# Bulk Buy Locust



## kay&Bert (Mar 24, 2011)

hye guys i got my consignment of 100 locust today for bery from live foods online, and the locust are in a bag! the question is how do i get them out of the bag into the small tubs so i can separate them i.e 15 in each tub! 

i dont mind handling locust but not in massive amounts and i panic when they all jump at once which they seem to do grrrrr! and ther is a Mahoosive winged one in ther which jumps at me whenever i put my hand in the bag! 

anyone nr me fancy helping me


----------



## nicnet (Apr 3, 2011)

lmfao sounds like fun.

Not sure if you can put them in the fridge and cool them down like you do with crix. Might work.

You got a fish tank / big rub you could tip them into to seperate?

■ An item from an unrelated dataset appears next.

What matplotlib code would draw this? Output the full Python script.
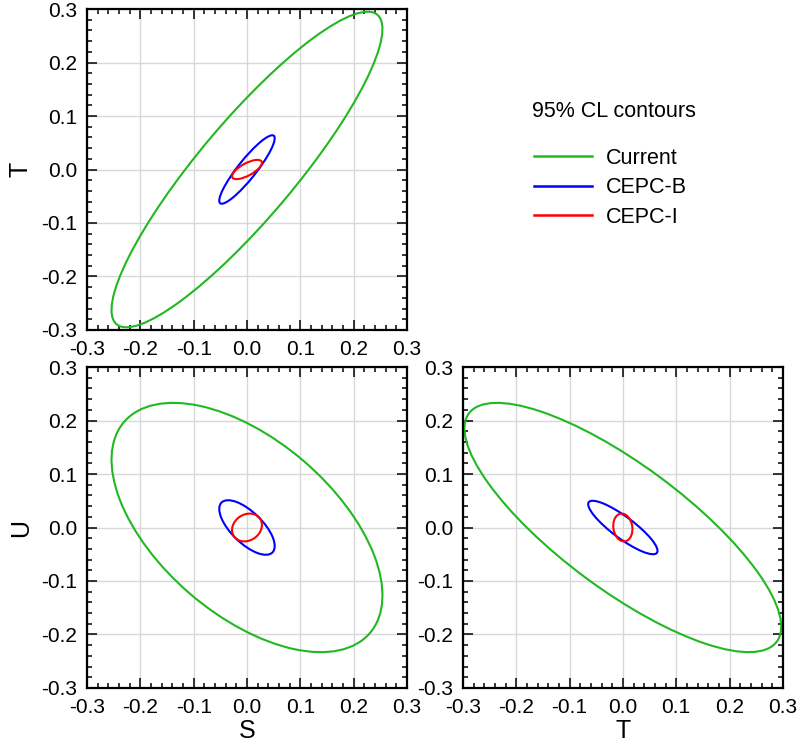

Alternate. Put some lettuce in bottom of the tubs. then put the open tub into the bag. once the lokies go for the lettuce snap a lid on the tub.


----------



## kay&Bert (Mar 24, 2011)

tried that one, they escape!!! 

iv tied the bag up for now iv managed to get 15 out  its not so much the locust themselves its this mahoosive one thats freaking me out! its way to big for bert to eat so that one if i can get it out on its own will be killed  but its getting it out!

im proper freaking here!

maybe i oughta jus put the bag in berts tank he will think all christmases have come at once! lol 100 locust to chomp on!


----------



## _simon_ (Nov 27, 2007)

I keep my locusts in a small flexarium and just tip the bag in. To get them out I find it easiest to reach in with long feeding tongs and grab then that way. As the flexarium has zips it's easy to only unzip a hand sized space.


----------



## kay&Bert (Mar 24, 2011)

yayyy im doing it, i went and got a RUB with the hinged lids poured the bag into there and a pair of kitchen tongs :O hahah the mahoosive one bert spotted and munched it oops it was a xxl adult :O ah well he ate it not much i can do about it! but im doing it! 

least the massive one has gone now! and the other 2 that was in there are dead so!

im separating them into tubs for the week. its unpredictable how many i get in tubs that i by from the rep shop so i figured its better to bulk buy and separate them myself so i know exactly how many he is eating


----------